KPK Sita Dokumen Proyek Ganti Rugi Lahan di Kasus Rahmat Effendi
Tim penyidik Komisi Pemberantasan Korupsi (KPK) mengamankan barang bukti berupa dokumen proyek ganti rugi lahan terkait kasus dugaan suap yang menyeret Wali Kota Bekasi Rahmat Effendi.
Barang bukti tersebut diperoleh dari penggeledahan di tiga lokasi berbeda yakni Bekasi, Jakarta, dan Bogor yang dilakukan penyidik KPK, Senin (10/1).
"Tindakan penggeledahan ini dilakukan di kantor dan rumah kediaman dari para tersangka dan pihak-pihak yang terkait dengan perkara. Bukti-bukti yang kembali ditemukan di antaranya adalah berbagai dokumen proyek ganti rugi lahan di Bekasi," ujar Pelaksana Tugas Juru Bicara Penindakan KPK, Ali Fikri, Selasa (11/1).
Juru bicara berlatar belakang jaksa ini menyampaikan pihaknya akan menganalisis barang bukti tersebut untuk kemudian bisa dilakukan penyitaan atas izin Dewan Pengawas KPK.
Berdasarkan Undang-undang (UU) Nomor 19 Tahun 2019 tentang perubahan kedua atas UU Nomor 30 Tahun 2002 tentang KPK, penyidik tidak bisa begitu saja melakukan penyitaan. Mereka harus mempunyai bekal izin Dewan Pengawas KPK. Berbeda dengan UU lama yang memungkinkan penyidik melakukan penyitaan dalam keadaan mendesak.
"Verifikasi bukti-bukti dengan dugaan perbuatan para tersangka akan dilakukan di antaranya dengan mengonfirmasi kepada para saksi yang akan dipanggil oleh tim penyidik," tambah Ali.
Sebelumnya, KPK juga sudah menggeledah rumah dinas Rahmat Effendi alias Bang Pepen.
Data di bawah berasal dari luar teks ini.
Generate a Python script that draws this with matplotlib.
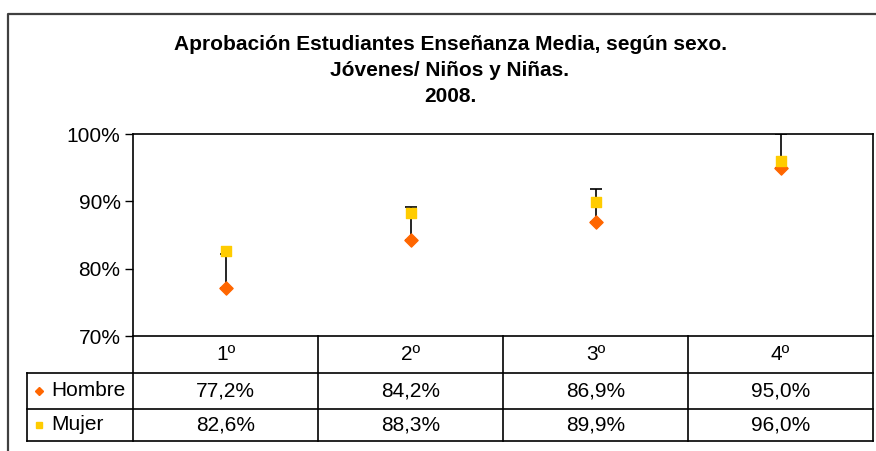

Dari sana, penyidik mengamankan dokumen proyek dan barang elektronik.
Pepen ditetapkan KPK sebagai tersangka bersama 8 orang lainnya terkait kasus dugaan suap pengadaan barang dan jasa, jual beli jabatan, serta pengurusan proyek dan tenaga kerja kontrak di Pemerintah Kota Bekasi.
Berdasarkan temuan awal KPK, Pepen diduga menerima uang lebih dari Rp7,1 miliar.
Mengenai ganti rugi lahan dalam kasus ini meliputi pembebasan lahan sekolah di wilayah Rawalumbu senilai Rp21,8 miliar; pembebasan lahan Polder 202 senilai Rp25,8 miliar; pembebasan lahan Polder Air Kranji senilai Rp21,8 miliar; dan melanjutkan proyek pembangunan gedung teknis bersama senilai Rp15 miliar.
Sementara, delapan tersangka lainnya adalah Sekretaris Dinas Penanaman Modal dan Pelayanan Terpadu Satu Pintu, M. Bunyamin; Lurah Jati Sari, Mulyadi alias Bayong; Camat Jatisampurna, Wahyudin; dan Kepala Dinas Perumahan, Kawasan Permukiman dan Pertanahan Bekasi, Jumhana Lutfi selaku penerima suap.
Kemudian Direktur PT MAM Energindo, Ali Amril; Lai Bui Min alias Anen, swasta; Direktur PT Kota Bintang Rayatri dan PT Hanaveri Sentosa, Suryadi; dan Camat Rawalumbu, Makhfud Saifudin selaku pemberi suap.